The result of the journey of Barnabas and Paul to Jerusalem was that the council decided to send two brothers to Antioch, together with a letter to be read by them there. Judas and Silas were prophets who taught their hearers by direct inspiration from the Holy Spirit. They were filled with the same Spirit who had established full harmony between Jewish and Gentile Christians.
Joy and peace continued in the Antioch Church. Their thoughts returned to their holy duty, namely, the preaching of the gospel to the world. The devil always tries to shake churches through divisions in doctrine. He also tries to move believers away from the goal of preaching to the world. Where parties, however, submit to the drawing of the Holy Spirit they soon become united. They receive divine direction and principle, including 1) the preaching of the gospel to the nations 2) the salvation of the lost, and 3) the filling of seekers with the Holy Spirit.
The question to every church is: Do you quarrel with each other or do you work together to preach the gospel? Solve your problems quickly, for you are not called to disagreement. Your Lord called you to spread the gospel of salvation in your surroundings.
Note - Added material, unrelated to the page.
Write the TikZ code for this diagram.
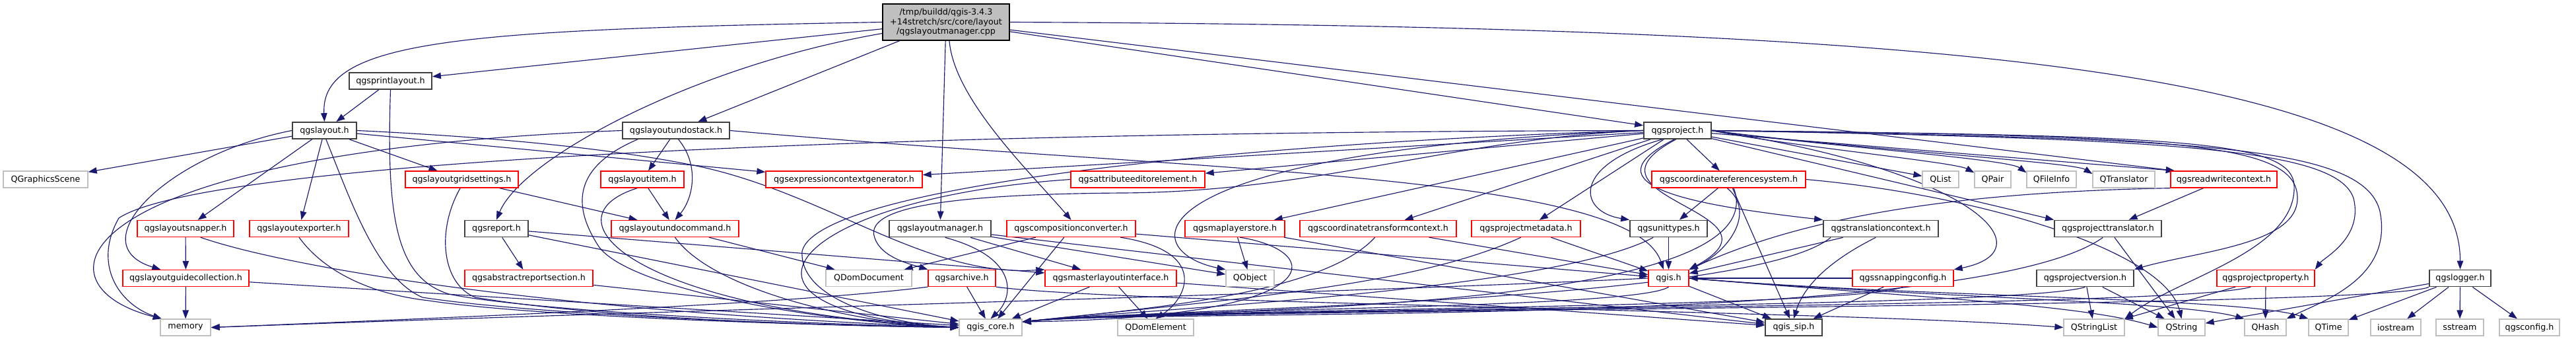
\documentclass[tikz,border=0pt]{standalone}
\usepackage{fontspec}
\setmainfont{DejaVu Sans}
\usetikzlibrary{arrows.meta}
\definecolor{edgeblue}{HTML}{191970}
\definecolor{boxgray}{HTML}{BFBFBF}
\definecolor{boxdark}{HTML}{404040}
\definecolor{boxred}{HTML}{FF0000}
\newcommand{\dxfont}{\fontsize{12.7}{14.7}\selectfont}
\pgfdeclarelayer{bg}
\pgfsetlayers{bg,main}
\begin{document}
\begin{tikzpicture}[x=1pt,y=-1pt,
 box/.style={rectangle, inner sep=0pt, minimum height=25pt, font=\dxfont, line width=1.3pt, text=black, fill=white},
 rbox/.style={box, draw=boxred},
 gbox/.style={box, draw=boxgray},
 bbox/.style={box, draw=boxdark, line width=1.8pt},
 edge/.style={draw=edgeblue, line width=1.15pt, -{Triangle[length=13pt,width=9.5pt]}},
]
\useasboundingbox (0,0) rectangle (3902,515);
% nodes
\node[box, draw=black, fill=boxgray, minimum width=192pt, minimum height=55pt, align=center] (root) at (1433,33.5) {/tmp/buildd/qgis-3.4.3\\+14stretch/src/core/layout\\/qgslayoutmanager.cpp};
\node[bbox, minimum width=125pt] (printlayout) at (591.5,122.5) {qgsprintlayout.h};
\node[bbox, minimum width=97pt] (layout) at (491.5,197.5) {qgslayout.h};
\node[bbox, minimum width=162pt] (undostack) at (1024,197.5) {qgslayoutundostack.h};
\node[bbox, minimum width=102pt] (project) at (2541,197.5) {qgsproject.h};
\node[gbox, minimum width=128pt] (QGraphicsScene) at (69,271.5) {QGraphicsScene};
\node[rbox, minimum width=171pt] (gridsettings) at (699.5,271.5) {qgslayoutgridsettings.h};
\node[rbox, minimum width=126pt] (layoutitem) at (973,271.5) {qgslayoutitem.h};
\node[rbox, minimum width=237pt] (exprgen) at (1278.5,271.5) {qgsexpressioncontextgenerator.h};
\node[rbox, minimum width=203pt] (attreditor) at (1723.5,271.5) {qgsattributeeditorelement.h};
\node[rbox, minimum width=233pt] (crs) at (2618.5,271.5) {qgscoordinatereferencesystem.h};
\node[gbox, minimum width=55pt] (QList) at (2939.5,271.5) {QList};
\node[gbox, minimum width=55pt] (QPair) at (3018.5,271.5) {QPair};
\node[gbox, minimum width=75pt] (QFileInfo) at (3107.5,271.5) {QFileInfo};
\node[gbox, minimum width=94pt] (QTranslator) at (3217,271.5) {QTranslator};
\node[rbox, minimum width=161pt] (readwrite) at (3368.5,271.5) {qgsreadwritecontext.h};
\node[rbox, minimum width=146pt] (snapper) at (281,346) {qgslayoutsnapper.h};
\node[rbox, minimum width=150pt] (exporter) at (453,346) {qgslayoutexporter.h};
\node[bbox, minimum width=96pt] (report) at (752,346) {qgsreport.h};
\node[rbox, minimum width=193pt] (undocmd) at (1022.5,346) {qgslayoutundocommand.h};
\node[bbox, minimum width=154pt] (manager) at (1424,346) {qgslayoutmanager.h};
\node[rbox, minimum width=195pt] (compconv) at (1622.5,346) {qgscompositionconverter.h};
\node[rbox, minimum width=151pt] (mlstore) at (1870.5,346) {qgsmaplayerstore.h};
\node[rbox, minimum width=237pt] (ctc) at (2087.5,346) {qgscoordinatetransformcontext.h};
\node[rbox, minimum width=165pt] (projmeta) at (2311.5,346) {qgsprojectmetadata.h};
\node[bbox, minimum width=117pt] (unittypes) at (2527.5,346) {qgsunittypes.h};
\node[bbox, minimum width=174pt] (transctx) at (2849,346) {qgstranslationcontext.h};
\node[bbox, minimum width=162pt] (projtrans) at (3193,346) {qgsprojecttranslator.h};
\node[rbox, minimum width=191pt] (guidecoll) at (281.5,421) {qgslayoutguidecollection.h};
\node[rbox, minimum width=194pt] (abstractreport) at (801,421) {qgsabstractreportsection.h};
\node[gbox, minimum width=130pt] (QDomDocument) at (1316,421) {QDomDocument};
\node[rbox, minimum width=102pt] (archive) at (1457,421) {qgsarchive.h};
\node[rbox, minimum width=199pt] (masterlayout) at (1682.5,421) {qgsmasterlayoutinterface.h};
\node[gbox, minimum width=73pt] (QObject) at (1893.5,421) {QObject};
\node[rbox, minimum width=61pt] (qgis) at (2527.5,421) {qgis.h};
\node[rbox, minimum width=153pt] (snapcfg) at (2882.5,421) {qgssnappingconfig.h};
\node[bbox, minimum width=147pt] (projversion) at (3158.5,421) {qgsprojectversion.h};
\node[rbox, minimum width=148pt] (projprop) at (3432,421) {qgsprojectproperty.h};
\node[bbox, minimum width=93pt] (logger) at (3726.5,421) {qgslogger.h};
\node[gbox, minimum width=76pt] (memory) at (281,495.5) {memory};
\node[gbox, minimum width=95pt] (qgiscore) at (1500.5,495.5) {qgis\_core.h};
\node[gbox, minimum width=115pt] (QDomElement) at (1750.5,495.5) {QDomElement};
\node[bbox, minimum width=86pt] (qgissip) at (2717,495.5) {qgis\_sip.h};
\node[gbox, minimum width=92pt] (QStringList) at (3172,495.5) {QStringList};
\node[gbox, minimum width=71pt] (QString) at (3304.5,495.5) {QString};
\node[gbox, minimum width=63pt] (QHash) at (3431.5,495.5) {QHash};
\node[gbox, minimum width=60pt] (QTime) at (3527,495.5) {QTime};
\node[gbox, minimum width=76pt] (iostream) at (3629,495.5) {iostream};
\node[gbox, minimum width=72pt] (sstream) at (3726,495.5) {sstream};
\node[gbox, minimum width=91pt] (qgsconfig) at (3831.5,495.5) {qgsconfig.h};
\begin{pgfonlayer}{bg}
\fill[white] (0,0) rectangle (3902,515);
% root
\draw[edge] (root.west) .. controls (700,45) and (485,60) .. (layout.north);
\draw[edge] (root) -- (printlayout);
\draw[edge] (root.190) .. controls (1050,100) and (790,240) .. (report.north);
\draw[edge] (root) -- (undostack);
\draw[edge] (root) -- (manager);
\draw[edge] (root.-80) .. controls (1445,150) and (1560,260) .. (compconv.north);
\draw[edge] (root) -- (project);
\draw[edge] (root) -- (readwrite.170);
\draw[edge] (root.east) .. controls (3000,40) and (3727,110) .. (logger.north);
% printlayout
\draw[edge] (printlayout) -- (layout);
\draw[edge] (printlayout.south) .. controls (585,330) and (600,420) .. (680,445) .. controls (800,470) and (1200,490) .. (qgiscore.west);
% layout
\draw[edge] (layout) -- (QGraphicsScene);
\draw[edge] (layout) -- (snapper);
\draw[edge] (layout) -- (exporter);
\draw[edge] (layout.west) .. controls (250,235) and (120,370) .. (guidecoll.161);
\draw[edge] (layout) -- (gridsettings);
\draw[edge] (layout) -- (exprgen);
\draw[edge] (layout.east) .. controls (800,210) and (950,230) .. (1050,250) .. controls (1250,290) and (1400,420) .. (masterlayout.north west);
\draw[edge] (layout.-80) .. controls (530,300) and (570,420) .. (640,450) .. controls (800,475) and (1200,492) .. (qgiscore.west);
% snapper, exporter, guides, grid
\draw[edge] (snapper) -- (guidecoll);
\draw[edge] (snapper.-30) .. controls (420,400) and (800,470) .. (qgiscore.west);
\draw[edge] (exporter.south) .. controls (490,410) and (560,445) .. (650,455) .. controls (800,478) and (1200,492) .. (qgiscore.west);
\draw[edge] (guidecoll) -- (memory);
\draw[edge] (guidecoll) -- (qgiscore);
\draw[edge] (gridsettings) -- (undocmd);
\draw[edge] (gridsettings.-100) .. controls (660,350) and (670,430) .. (720,450) .. controls (900,480) and (1200,492) .. (qgiscore.west);
% report
\draw[edge] (report) -- (abstractreport);
\draw[edge] (report) -- (qgiscore);
\draw[edge] (report) -- (masterlayout);
\draw[edge] (abstractreport) -- (qgiscore);
% undostack
\draw[edge] (undostack) -- (layoutitem);
\draw[edge] (undostack.-75) .. controls (1060,250) and (1050,300) .. (undocmd.north);
\draw[edge] (undostack.west) .. controls (100,230) and (40,430) .. (memory.160);
\draw[edge] (undostack.-167) .. controls (850,260) and (880,330) .. (905,370) .. controls (940,430) and (1200,485) .. (qgiscore.west);
\draw[edge] (undostack.east) .. controls (1800,260) and (2470,260) .. (qgis.120);
% layoutitem, undocmd, attreditor
\draw[edge] (layoutitem) -- (undocmd);
\draw[edge] (layoutitem.-120) .. controls (820,330) and (960,470) .. (qgiscore.west);
\draw[edge] (undocmd) -- (QDomDocument);
\draw[edge] (undocmd.south) .. controls (1080,440) and (1300,490) .. (qgiscore.west);
\draw[edge] (attreditor.west) .. controls (1200,300) and (1050,470) .. (qgiscore.west);
% manager
\draw[edge] (manager) -- (masterlayout);
\draw[edge] (manager.-60) .. controls (1545,390) and (1535,450) .. (qgiscore.north);
\draw[edge] (manager) -- (QObject);
\draw[edge] (manager) -- (qgissip);
% compconv
\draw[edge] (compconv) -- (QDomDocument);
\draw[edge] (compconv.-10) .. controls (1830,380) and (1800,450) .. (QDomElement.north);
\draw[edge] (compconv) -- (qgiscore);
\draw[edge] (compconv) -- (qgis);
% masterlayout, archive
\draw[edge] (masterlayout) -- (qgiscore);
\draw[edge] (masterlayout) -- (QDomElement);
\draw[edge] (masterlayout) -- (qgissip);
\draw[edge] (archive) -- (qgiscore);
\draw[edge] (archive.south west) .. controls (1200,460) and (700,480) .. (memory.east);
\draw[edge] (archive.south east) .. controls (1700,460) and (2800,470) .. (QStringList.west);
% mlstore, ctc, projmeta, unittypes
\draw[edge] (mlstore) -- (QObject);
\draw[edge] (mlstore.-60) .. controls (2010,380) and (2020,480) .. (qgiscore.10);
\draw[edge] (mlstore) -- (qgissip);
\draw[edge] (ctc.-110) .. controls (2000,450) and (1700,470) .. (qgiscore.10);
\draw[edge] (ctc) -- (qgis);
\draw[edge] (projmeta.-120) .. controls (2150,430) and (1900,450) .. (qgiscore.10);
\draw[edge] (projmeta) -- (qgis);
\draw[edge] (unittypes) -- (qgis);
\draw[edge] (unittypes.-150) .. controls (2350,440) and (1760,466) .. (qgiscore.10);
% crs
\draw[edge] (crs) -- (unittypes);
\draw[edge] (crs.-100) .. controls (2660,320) and (2620,380) .. (qgis.north east);
\draw[edge] (crs) -- (qgissip);
\draw[edge] (crs.east) .. controls (3000,295) and (3280,380) .. (QString.north);
\draw[edge] (crs.-60) .. controls (2700,480) and (1760,466) .. (qgiscore.10);
% transctx
\draw[edge] (transctx.-120) .. controls (2760,400) and (2730,440) .. (qgissip.north);
\draw[edge] (transctx) -- (qgis);
\draw[edge] (transctx.-170) .. controls (2650,460) and (1760,466) .. (qgiscore.10);
% qgis
\draw[edge] (qgis) -- (qgissip);
\draw[edge] (qgis.east) .. controls (2900,450) and (3150,460) .. (QString.west);
\draw[edge] (qgis.east) .. controls (2900,450) and (3300,455) .. (QHash.north west);
\draw[edge] (qgis.east) .. controls (2900,450) and (3400,450) .. (QTime.north west);
\draw[edge] (qgis.west) .. controls (2000,445) and (1000,470) .. (memory.east);
\draw[edge] (qgis.south) .. controls (2480,468) and (1760,466) .. (qgiscore.10);
% snapcfg
\draw[edge] (snapcfg) -- (qgis);
\draw[edge] (snapcfg) -- (qgissip);
\draw[edge] (snapcfg.south) .. controls (2800,468) and (1760,466) .. (qgiscore.10);
% projtrans, projversion, projprop
\draw[edge] (projtrans) -- (QString);
\draw[edge] (projtrans.-120) .. controls (2990,500) and (1760,466) .. (qgiscore.10);
\draw[edge] (projversion) -- (QStringList);
\draw[edge] (projversion) -- (QString);
\draw[edge] (projversion.south) .. controls (3050,468) and (1760,466) .. (qgiscore.10);
\draw[edge] (projprop) -- (QHash);
\draw[edge] (projprop) -- (QStringList);
\draw[edge] (projprop.-150) .. controls (3300,468) and (1760,466) .. (qgiscore.10);
% logger
\draw[edge] (logger) -- (QTime);
\draw[edge] (logger) -- (iostream);
\draw[edge] (logger) -- (sstream);
\draw[edge] (logger) -- (qgsconfig);
\draw[edge] (logger) -- (QString);
\draw[edge] (logger.south west) .. controls (3600,468) and (1760,466) .. (qgiscore.10);
% readwrite
\draw[edge] (readwrite) -- (projtrans);
\draw[edge] (readwrite.south west) .. controls (3000,290) and (2750,320) .. (qgis.north east);
% project
\draw[edge] (project) -- (exprgen);
\draw[edge] (project) -- (attreditor);
\draw[edge] (project) -- (crs);
\draw[edge] (project) -- (QList);
\draw[edge] (project.east) .. controls (2700,220) and (2960,245) .. (QPair.160);
\draw[edge] (project.east) .. controls (2750,220) and (3040,240) .. (QFileInfo.165);
\draw[edge] (project.east) .. controls (2800,225) and (3140,245) .. (QTranslator.170);
\draw[edge] (project) -- (readwrite.170);
\draw[edge] (project.-150) .. controls (2380,250) and (2390,320) .. (unittypes.north west);
\draw[edge] (project.-110) .. controls (2400,280) and (2560,310) .. (transctx.north west);
\draw[edge] (project) -- (projtrans.north west);
\draw[edge] (project.east) .. controls (3000,260) and (3100,380) .. (snapcfg.north east);
\draw[edge] (project.east) .. controls (3300,205) and (3480,215) .. (3480,300) .. controls (3480,370) and (3330,380) .. (projversion.north east);
\draw[edge] (project.east) .. controls (3300,210) and (3540,225) .. (3565,300) .. controls (3580,360) and (3520,390) .. (projprop.north east);
\draw[edge] (project.east) .. controls (3300,210) and (3580,215) .. (3605,320) .. controls (3625,420) and (3520,455) .. (QHash.north east);
\draw[edge] (project.east) .. controls (3300,205) and (3470,212) .. (3475,280) .. controls (3480,380) and (3300,420) .. (QStringList.north east);
\draw[edge] (project) -- (mlstore);
\draw[edge] (project) -- (ctc);
\draw[edge] (project) -- (projmeta);
\draw[edge] (project.-100) .. controls (2370,300) and (2720,320) .. (qgis.north east);
\draw[edge] (project.west) .. controls (1900,215) and (1240,280) .. (1215,380) .. controls (1210,455) and (1350,490) .. (qgiscore.west);
\draw[edge] (project.west) .. controls (1200,200) and (300,250) .. (180,330) .. controls (140,400) and (180,460) .. (memory.160);
\draw[edge] (project.west) .. controls (1700,230) and (1720,380) .. (QObject.north west);
\draw[edge] (project.west) .. controls (2200,210) and (2000,290) .. (1700,292) .. controls (1400,294) and (1310,320) .. (1325,360) .. controls (1335,390) and (1380,400) .. (archive.north west);
\end{pgfonlayer}
\end{tikzpicture}
\end{document}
Do you want to interrupt the progression of Christ’s triumphal procession because of your stubbornness and pride?
PRAYER: O Lord Jesus Christ, forgive us our every delay in preaching. Forgive us for our insufficient prudence in solving problems in our churches. Help us not to condone our pride and stubbornness, and not to seek our own dignity, but together spread the gospel of Your kingdom. Glorify Your name, and call upon Your triumph, that many may be saved in our surroundings.